大学で人権問題を学び、被差別マイノリティ当事者の聞き取りの機会が増えると、わたしは《わたしの話》の「嫌な気持ちになって、そのことを隠したくなる」部分が、よく似ているなと思うようになった。そして、その「共感」を手がかりに、自分は人権問題に関わっていけるなという自信をもつようになった。そして2段階ぐらいまでポンポンと進んだ。

・・・つもりが。

「手術跡でつらい思いをした」わたしのことは肯定できても、「障がい者になることを免れて良かった」と思う、その「良かった」の感情部分は肯定できないままだった。そういう自分が許せない。人権問題を学ぶからこそ余計に、わたしはそこではどうしようもなく差別者だなぁと落ち込む。そしてそのことをだれにも話せなかった。0段階にも進めない自分を持て余しながら、「差別は許せない」と活動しているのだから、厄介なヤツだったな・・・と思う(どこでいつだれに、とは言えないけれど、持て余している矛盾のせいでトバッチリ/八つ当たりにあった人もきっといたはず・・・すいません)

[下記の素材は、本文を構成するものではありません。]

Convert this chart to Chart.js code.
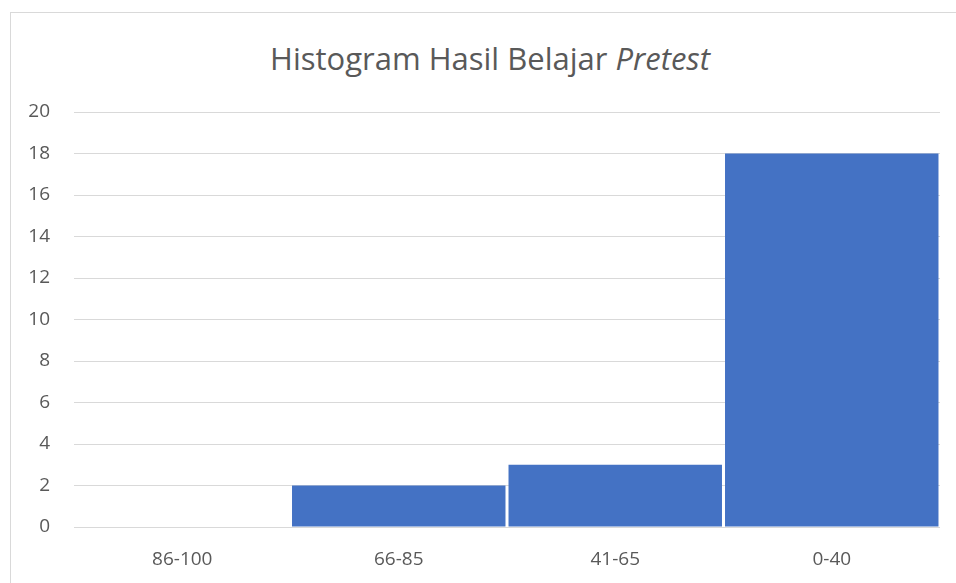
<!DOCTYPE html>
<html>
<head>
<meta charset="utf-8">
<script src="https://cdn.jsdelivr.net/npm/chart.js@4.4.0/dist/chart.umd.min.js"></script>
<style>
  html, body { margin: 0; padding: 0; background: #fff; }
  #wrap { position: relative; width: 956px; height: 583px; overflow: hidden; }
  #frame {
    position: absolute; left: 10px; top: 12px; width: 960px; height: 600px;
    border: 1px solid #d9d9d9; box-sizing: border-box;
  }
  #title {
    position: absolute; left: 10px; width: 960px; top: 37px; text-align: center;
    font-family: "Open Sans", sans-serif; font-size: 31px; color: #595959;
    line-height: 42px; white-space: nowrap;
  }
  canvas { position: absolute; left: 0; top: 0; }
</style>
</head>
<body>
<div id="wrap">
  <div id="frame"></div>
  <div id="title">Histogram Hasil Belajar <em>Pretest</em></div>
  <canvas id="chart" width="956" height="583"></canvas>
</div>
<script>
const categories = ["86-100", "66-85", "41-65", "0-40"];
const frequencies = [0, 2, 3, 18];
const yTicks = [0, 2, 4, 6, 8, 10, 12, 14, 16, 18, 20];

const textColor = "#595959";
const gridColor = "#d9d9d9";

new Chart(document.getElementById("chart"), {
  type: "bar",
  data: {
    labels: categories,
    datasets: [{
      data: frequencies,
      backgroundColor: "#4472c4",
      borderWidth: 0,
      barPercentage: 1,
      categoryPercentage: 0.986
    }]
  },
  options: {
    responsive: false,
    animation: false,
    layout: { padding: { top: 112, right: 16, left: 0, bottom: 0 } },
    plugins: { legend: { display: false }, tooltip: { enabled: false } },
    scales: {
      x: {
        grid: { display: false },
        border: { display: false },
        ticks: {
          color: textColor,
          font: { family: "Open Sans", size: 19 },
          padding: 13
        },
        afterFit: s => { s.height = 56; }
      },
      y: {
        min: 0,
        max: 20,
        afterBuildTicks: s => { s.ticks = yTicks.map(v => ({ value: v })); },
        grid: { color: gridColor, lineWidth: 1, drawTicks: false },
        border: { display: false },
        ticks: {
          color: textColor,
          font: { family: "Open Sans", size: 19 },
          padding: 24
        },
        afterFit: s => { s.width = 74; }
      }
    }
  }
});
</script>
</body>
</html>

それがパーンと0段階に突き抜けたのが、森修さんのおかげだった。

かつ、たまたまその同じ場で、その話を聞いていた同期の友だちがいたおかげで、1段階にも、とととっと突き進んでしまったのが幸運だった。あ、言ってもだいじょうぶやん・・・と思った。おまえ、そんな差別的なアカンやつやったんかー、と非難されたりしなかった。もちろん考え方(障害者にならなくてよかった)はダメだけど。そういう感情をもたらすものの正体を考えればいいねんで、それが障害者解放運動やで、と、いっきに世界が回転したのだった。

先日、授業に障害者の自立生活支援センターの人たちが介護者募集のアピールに来たとき、そういう自分の話をした方がいいかなと思って、した。まぁ、相手は学生だし100人単位の教室だから、何か感じてくれる子が一人でもいればそれでいいと割り切ってたけれど、それでも頓珍漢な反応にはちょっとだけ傷つく(直接は聞いていないけれど「自慢話やん」と言っていた子がいたらしい。何の自慢やねん・・・笑)。けど、傷ついても揺らがない。それは《わたしの話》がわたしのアイデンティティのかけがえのない一部分で、ポジティブに肯定できているからだと思う(あー、でもそれが「自慢」に見えるのかな。自分を肯定できることじたいが「勝ち組」的に映るのかもしれない)。

だから今のわたしは3段階にいる。

まぁ、とはいえ。わたしという人間の多様な側面の全部が全部3段階にいるわけではなく、0段階や1段階で彷徨っている面も未だにあるわーと発見することもときどきあったりして。不惑の歳を十年過ぎても、人間てそんなもんなんだなと思うのでした。